Als ich zum Treffpunkt kam war der Kollege schon da. Er hatte seine Selbstladebüchse und die beiden scharfen Teckel dabei. Auf dem Weg oberhalb des Fichtenwipfels sondierten wir die Lage. Meine Aufgabe war es, die drei Hunde zum Stück zu dirigieren und nachdem sie die Sau gestellt hatten, auf kurzer Distanz den Fangschuss anzutragen. Der Kollege hatte die Aufgabe eine weitere Flucht der Sau im übersichtlichen Gelände zu unterbinden.
Los ging‘s, die Hund nahmen sofort die Wundfährte an und schossen auf den Fichtenwipfel zu. Sie umkreisten ihn und suchten auf der anderen Seite die Fortführung der Fährte.
Ich näherte mich auf ca. 10 m dem Wipfel und erkannte das Haupt des Stückes zwischen den Ästen. Ganz flach machte es sich, um ja nicht entdeckt zu werden.
Ich rief laut, um die Hunde zum Stück zu dirigieren, als einer der Teckel zwischen die Äste fuhr. Die Sau schoss heraus, aber anstatt wie berichtet hinten zusammenzubrechen, orientierte sie sich sofort an ihrem größten Feind und der war ich. Die anderen Hunde entdeckten sie nun auch und jagten ihr nach, was die Sau aber nicht hinderte, mich sofort anzunehmen.

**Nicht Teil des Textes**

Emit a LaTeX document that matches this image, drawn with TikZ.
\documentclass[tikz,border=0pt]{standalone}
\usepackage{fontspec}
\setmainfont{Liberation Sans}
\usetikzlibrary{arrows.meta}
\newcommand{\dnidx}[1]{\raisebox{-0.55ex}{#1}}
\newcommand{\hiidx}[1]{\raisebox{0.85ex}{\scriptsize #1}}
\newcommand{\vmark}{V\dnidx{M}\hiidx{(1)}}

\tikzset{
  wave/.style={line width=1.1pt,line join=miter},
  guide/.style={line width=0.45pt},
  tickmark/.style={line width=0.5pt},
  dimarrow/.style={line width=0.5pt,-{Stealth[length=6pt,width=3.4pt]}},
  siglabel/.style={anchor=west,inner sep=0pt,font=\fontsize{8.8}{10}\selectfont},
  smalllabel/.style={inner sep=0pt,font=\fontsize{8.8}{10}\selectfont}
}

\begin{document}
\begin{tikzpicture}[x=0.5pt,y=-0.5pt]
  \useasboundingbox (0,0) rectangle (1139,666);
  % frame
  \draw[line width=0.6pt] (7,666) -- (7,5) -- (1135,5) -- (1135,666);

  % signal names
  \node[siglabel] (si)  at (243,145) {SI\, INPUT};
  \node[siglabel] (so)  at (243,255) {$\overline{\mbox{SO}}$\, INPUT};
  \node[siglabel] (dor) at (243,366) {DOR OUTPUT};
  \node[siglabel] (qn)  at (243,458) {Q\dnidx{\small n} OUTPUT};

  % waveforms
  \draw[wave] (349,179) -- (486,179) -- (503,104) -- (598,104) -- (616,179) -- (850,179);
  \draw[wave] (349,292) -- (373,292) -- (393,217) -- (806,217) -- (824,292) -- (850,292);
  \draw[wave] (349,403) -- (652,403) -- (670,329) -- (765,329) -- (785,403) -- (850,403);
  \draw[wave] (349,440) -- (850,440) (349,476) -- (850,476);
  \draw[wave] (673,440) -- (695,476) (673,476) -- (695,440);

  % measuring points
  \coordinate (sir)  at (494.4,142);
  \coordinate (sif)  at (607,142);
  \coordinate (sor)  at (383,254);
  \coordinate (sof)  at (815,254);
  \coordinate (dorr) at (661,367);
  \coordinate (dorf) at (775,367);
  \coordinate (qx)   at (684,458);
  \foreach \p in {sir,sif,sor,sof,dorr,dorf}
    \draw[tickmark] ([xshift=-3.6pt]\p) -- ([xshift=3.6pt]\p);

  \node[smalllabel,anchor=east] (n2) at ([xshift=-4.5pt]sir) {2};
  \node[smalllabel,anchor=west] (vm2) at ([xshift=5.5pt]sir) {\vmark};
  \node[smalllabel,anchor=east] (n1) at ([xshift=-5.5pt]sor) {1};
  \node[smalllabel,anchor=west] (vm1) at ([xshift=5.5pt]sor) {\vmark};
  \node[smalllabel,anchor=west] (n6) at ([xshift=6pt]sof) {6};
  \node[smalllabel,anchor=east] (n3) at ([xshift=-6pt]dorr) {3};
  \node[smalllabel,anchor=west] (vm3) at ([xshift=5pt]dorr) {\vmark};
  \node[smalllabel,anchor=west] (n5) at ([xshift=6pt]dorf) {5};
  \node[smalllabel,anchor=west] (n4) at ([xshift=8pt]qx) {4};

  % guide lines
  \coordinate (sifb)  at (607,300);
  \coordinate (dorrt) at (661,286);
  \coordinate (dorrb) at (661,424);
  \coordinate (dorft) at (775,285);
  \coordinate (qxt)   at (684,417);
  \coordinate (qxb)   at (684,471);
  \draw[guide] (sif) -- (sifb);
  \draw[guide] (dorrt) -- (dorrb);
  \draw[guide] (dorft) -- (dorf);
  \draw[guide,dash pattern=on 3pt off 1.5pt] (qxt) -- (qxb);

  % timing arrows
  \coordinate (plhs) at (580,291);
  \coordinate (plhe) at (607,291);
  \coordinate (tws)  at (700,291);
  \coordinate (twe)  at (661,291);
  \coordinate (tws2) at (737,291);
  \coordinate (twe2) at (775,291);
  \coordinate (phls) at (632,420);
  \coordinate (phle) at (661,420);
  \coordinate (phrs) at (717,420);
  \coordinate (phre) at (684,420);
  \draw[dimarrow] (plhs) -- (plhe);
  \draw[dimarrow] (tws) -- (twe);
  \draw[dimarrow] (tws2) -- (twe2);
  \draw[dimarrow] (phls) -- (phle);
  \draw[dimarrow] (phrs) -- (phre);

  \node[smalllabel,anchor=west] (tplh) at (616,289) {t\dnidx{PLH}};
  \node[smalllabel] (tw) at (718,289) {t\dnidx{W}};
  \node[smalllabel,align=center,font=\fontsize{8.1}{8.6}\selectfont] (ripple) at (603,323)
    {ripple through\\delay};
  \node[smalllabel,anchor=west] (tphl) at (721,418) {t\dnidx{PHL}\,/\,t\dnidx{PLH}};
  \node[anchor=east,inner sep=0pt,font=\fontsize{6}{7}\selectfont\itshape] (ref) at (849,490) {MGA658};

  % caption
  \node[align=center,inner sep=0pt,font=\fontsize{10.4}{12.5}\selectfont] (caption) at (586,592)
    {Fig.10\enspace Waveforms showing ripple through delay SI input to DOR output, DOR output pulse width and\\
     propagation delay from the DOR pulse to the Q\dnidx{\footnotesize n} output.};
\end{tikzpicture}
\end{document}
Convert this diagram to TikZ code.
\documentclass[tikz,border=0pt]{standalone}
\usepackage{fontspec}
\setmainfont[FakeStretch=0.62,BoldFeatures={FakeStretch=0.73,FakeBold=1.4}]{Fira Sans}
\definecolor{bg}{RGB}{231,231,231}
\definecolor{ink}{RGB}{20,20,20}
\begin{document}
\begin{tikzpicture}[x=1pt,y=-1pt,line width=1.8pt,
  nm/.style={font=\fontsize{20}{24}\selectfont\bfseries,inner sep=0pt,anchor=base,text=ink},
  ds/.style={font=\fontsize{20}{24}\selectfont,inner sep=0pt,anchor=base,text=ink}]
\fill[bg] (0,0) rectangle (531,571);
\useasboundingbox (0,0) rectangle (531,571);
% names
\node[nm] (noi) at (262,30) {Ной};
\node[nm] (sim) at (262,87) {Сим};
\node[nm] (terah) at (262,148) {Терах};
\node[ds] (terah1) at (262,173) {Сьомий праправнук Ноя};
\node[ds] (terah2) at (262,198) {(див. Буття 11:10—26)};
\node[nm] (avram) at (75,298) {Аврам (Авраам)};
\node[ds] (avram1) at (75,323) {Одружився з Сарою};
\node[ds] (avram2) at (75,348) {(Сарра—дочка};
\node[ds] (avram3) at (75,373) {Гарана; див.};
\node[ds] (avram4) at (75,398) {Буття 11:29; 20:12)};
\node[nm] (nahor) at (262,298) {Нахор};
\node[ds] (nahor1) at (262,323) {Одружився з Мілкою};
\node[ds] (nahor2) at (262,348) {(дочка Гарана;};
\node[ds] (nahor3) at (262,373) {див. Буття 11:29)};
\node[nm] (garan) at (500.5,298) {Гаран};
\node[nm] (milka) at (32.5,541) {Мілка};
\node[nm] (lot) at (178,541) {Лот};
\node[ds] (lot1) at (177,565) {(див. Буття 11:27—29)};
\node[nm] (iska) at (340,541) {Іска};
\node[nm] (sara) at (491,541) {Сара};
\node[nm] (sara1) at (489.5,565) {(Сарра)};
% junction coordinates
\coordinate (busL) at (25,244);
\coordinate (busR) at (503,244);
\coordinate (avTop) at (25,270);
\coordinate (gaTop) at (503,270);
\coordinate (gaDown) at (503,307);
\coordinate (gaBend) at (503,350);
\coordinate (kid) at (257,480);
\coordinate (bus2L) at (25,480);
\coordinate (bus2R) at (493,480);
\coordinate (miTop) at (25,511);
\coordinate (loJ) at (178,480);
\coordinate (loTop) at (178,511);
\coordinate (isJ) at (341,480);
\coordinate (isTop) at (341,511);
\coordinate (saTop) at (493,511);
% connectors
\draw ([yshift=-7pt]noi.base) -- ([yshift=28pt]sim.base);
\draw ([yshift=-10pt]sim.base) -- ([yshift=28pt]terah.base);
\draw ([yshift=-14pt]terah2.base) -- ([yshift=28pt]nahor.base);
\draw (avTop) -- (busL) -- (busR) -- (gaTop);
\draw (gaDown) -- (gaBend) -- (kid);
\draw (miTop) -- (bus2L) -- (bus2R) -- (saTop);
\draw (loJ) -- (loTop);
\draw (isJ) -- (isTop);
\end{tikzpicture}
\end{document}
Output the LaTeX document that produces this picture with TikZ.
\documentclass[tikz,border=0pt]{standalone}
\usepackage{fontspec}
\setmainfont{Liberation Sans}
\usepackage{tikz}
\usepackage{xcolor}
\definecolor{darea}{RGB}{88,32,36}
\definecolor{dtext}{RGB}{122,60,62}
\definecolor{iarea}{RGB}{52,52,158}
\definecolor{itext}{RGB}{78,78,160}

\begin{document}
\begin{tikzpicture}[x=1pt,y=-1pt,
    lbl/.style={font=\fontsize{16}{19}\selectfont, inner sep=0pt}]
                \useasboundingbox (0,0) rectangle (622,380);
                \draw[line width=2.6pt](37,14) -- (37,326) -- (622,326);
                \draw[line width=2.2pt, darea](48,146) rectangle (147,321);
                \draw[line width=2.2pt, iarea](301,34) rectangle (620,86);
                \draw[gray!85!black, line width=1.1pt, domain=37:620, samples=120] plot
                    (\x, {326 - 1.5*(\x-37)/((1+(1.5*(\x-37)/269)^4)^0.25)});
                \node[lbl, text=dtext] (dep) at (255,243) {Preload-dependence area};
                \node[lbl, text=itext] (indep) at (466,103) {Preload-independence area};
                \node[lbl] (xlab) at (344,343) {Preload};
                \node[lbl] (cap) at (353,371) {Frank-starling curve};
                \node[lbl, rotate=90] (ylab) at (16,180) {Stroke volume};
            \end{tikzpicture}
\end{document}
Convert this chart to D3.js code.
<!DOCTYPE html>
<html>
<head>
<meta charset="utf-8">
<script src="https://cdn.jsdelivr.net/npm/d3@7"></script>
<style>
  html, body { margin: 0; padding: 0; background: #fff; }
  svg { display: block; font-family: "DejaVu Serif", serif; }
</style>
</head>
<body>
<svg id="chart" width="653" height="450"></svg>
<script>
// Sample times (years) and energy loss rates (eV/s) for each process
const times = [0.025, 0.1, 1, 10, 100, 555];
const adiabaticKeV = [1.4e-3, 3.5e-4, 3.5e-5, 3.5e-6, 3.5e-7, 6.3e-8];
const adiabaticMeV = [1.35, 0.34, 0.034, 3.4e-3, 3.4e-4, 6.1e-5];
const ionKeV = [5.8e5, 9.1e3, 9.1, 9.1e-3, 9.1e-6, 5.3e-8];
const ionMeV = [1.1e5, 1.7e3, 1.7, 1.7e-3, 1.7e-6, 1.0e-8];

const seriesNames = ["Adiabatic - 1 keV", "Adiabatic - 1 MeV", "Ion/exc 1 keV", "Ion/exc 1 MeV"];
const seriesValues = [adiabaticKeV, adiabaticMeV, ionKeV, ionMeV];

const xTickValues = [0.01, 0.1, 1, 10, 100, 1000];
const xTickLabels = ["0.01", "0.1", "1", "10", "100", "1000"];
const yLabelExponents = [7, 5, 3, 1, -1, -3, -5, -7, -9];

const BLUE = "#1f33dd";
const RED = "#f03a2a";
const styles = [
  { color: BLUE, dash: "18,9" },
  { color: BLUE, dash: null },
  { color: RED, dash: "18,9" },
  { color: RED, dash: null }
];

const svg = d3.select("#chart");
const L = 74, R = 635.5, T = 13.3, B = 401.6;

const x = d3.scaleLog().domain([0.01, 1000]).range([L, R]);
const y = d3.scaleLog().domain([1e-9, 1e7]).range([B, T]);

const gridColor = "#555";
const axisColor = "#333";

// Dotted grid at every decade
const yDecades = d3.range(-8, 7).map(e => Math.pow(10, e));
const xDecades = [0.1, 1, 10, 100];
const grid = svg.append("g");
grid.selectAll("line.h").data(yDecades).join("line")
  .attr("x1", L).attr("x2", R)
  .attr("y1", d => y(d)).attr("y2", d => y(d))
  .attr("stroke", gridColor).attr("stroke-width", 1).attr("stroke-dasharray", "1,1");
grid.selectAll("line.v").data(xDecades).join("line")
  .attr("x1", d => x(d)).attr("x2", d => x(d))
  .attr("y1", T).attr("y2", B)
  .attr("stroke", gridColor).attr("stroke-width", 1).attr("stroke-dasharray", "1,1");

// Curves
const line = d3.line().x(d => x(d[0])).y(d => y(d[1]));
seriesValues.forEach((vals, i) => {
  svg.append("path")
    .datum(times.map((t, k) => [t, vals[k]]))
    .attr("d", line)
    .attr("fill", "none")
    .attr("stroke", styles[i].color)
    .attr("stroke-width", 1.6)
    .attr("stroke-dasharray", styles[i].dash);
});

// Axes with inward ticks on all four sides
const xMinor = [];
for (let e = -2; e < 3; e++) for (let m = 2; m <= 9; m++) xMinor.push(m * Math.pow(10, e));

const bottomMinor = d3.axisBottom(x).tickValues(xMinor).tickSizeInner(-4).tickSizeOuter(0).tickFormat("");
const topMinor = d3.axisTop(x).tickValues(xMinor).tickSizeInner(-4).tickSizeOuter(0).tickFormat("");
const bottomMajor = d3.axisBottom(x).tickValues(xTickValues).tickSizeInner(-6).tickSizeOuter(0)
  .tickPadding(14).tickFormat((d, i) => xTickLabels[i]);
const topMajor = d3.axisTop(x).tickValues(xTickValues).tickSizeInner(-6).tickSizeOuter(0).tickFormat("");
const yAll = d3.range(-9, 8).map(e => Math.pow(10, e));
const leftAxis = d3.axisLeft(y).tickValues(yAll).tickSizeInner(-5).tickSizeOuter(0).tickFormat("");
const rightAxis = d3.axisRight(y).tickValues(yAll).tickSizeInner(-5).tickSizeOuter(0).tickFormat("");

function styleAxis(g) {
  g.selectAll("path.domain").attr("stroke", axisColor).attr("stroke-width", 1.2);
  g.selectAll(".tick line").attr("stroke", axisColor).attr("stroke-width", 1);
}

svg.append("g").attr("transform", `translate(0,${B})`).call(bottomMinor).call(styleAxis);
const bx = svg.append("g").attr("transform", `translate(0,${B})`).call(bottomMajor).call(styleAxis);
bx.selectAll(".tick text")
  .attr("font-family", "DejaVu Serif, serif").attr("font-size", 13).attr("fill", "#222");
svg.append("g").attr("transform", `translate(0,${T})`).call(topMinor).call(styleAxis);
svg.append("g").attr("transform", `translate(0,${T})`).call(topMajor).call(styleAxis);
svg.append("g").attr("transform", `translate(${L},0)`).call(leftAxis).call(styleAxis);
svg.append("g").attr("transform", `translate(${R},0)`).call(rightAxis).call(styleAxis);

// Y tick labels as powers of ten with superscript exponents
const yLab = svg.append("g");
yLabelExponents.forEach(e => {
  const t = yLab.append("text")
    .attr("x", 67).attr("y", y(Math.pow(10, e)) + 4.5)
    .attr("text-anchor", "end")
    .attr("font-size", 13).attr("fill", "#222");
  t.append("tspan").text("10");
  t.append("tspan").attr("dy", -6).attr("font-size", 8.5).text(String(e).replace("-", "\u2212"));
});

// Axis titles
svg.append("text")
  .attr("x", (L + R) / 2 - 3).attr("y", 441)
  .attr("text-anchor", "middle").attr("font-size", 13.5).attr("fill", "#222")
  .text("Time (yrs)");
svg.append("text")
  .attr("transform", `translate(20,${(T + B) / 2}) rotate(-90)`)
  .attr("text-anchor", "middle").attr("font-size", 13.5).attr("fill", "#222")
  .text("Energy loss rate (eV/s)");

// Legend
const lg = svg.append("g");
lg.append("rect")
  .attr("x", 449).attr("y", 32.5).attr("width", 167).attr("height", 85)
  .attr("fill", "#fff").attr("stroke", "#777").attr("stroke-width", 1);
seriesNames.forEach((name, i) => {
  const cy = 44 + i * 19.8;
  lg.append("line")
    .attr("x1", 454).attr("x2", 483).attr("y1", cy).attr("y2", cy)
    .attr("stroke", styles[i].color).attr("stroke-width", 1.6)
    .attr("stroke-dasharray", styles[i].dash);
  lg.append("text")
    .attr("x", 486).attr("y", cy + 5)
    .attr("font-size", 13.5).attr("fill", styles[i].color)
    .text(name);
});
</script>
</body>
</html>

Ein Keiler war‘s, der furchtbar seine Waffen aufeinander schlug und unaufhaltsam auf mich zustürzte. Portrait Keiler
In einer Vorahnung hatte ich den gespannten Revolver die ganze Zeit schon schussbereit in der Hand. In den zwei Sekunden, die mir noch blieben, schossen Erinnerungen durch den Kopf. Ich war jetzt genau in der Situation, von der schon viele geschrieben und berichtet hatten. Jetzt musste ich handeln. Ich sah die riesigen, steil aufgerichteten Teller und schoss auf den silbergrauen Fleck zwischen den Lichtern ... !
Ob ich Kimme und Korn gesehen habe, ob ich die Waffe richtig hochgerissen hatte, ich weiß es nicht. Wahrscheinlich kann man auf zwei Meter Distanz nicht mehr viel falsch machen.
Wie vom Blitz gefällt brach das Stück zusammen, Schweiß schoss aus dem Gebräch. Dann waren die Hunde ran und stürzten sich darauf.
Die Situation war geklärt und Erleichterung machte sich bei allen bemerkbar. Beim genaueren Suchen nach dem Einschuss wurde in mir wieder der „Sauen-Säger“ wach. Hatte ich doch ein wunderbares Studienobjekt vor mir liegen. Jede Rundung und jeden Abstand versuchte ich mir einzuprägen.
Als mein Kollege heran kam, staunte er nicht schlecht. Er hatte mich beobachtet und gedacht, ich betaste die starken Waffen eines alten Keilers. Dabei war es nur ein strammer Überläufer.
Beim Aufbrechen fanden wir eine stark angeschwollene Blase vor. Quetschungen vor der rechten Keule und ein Dreiangel unter der linken Keule. Vermutlich die Folgen eines Verkehrsunfalles.
Die letzte halbe Stunde vor dem Dunkelwerden lief meine Säge wieder. Die neuesten Erkenntnisse mussten gleich eingearbeitet werden.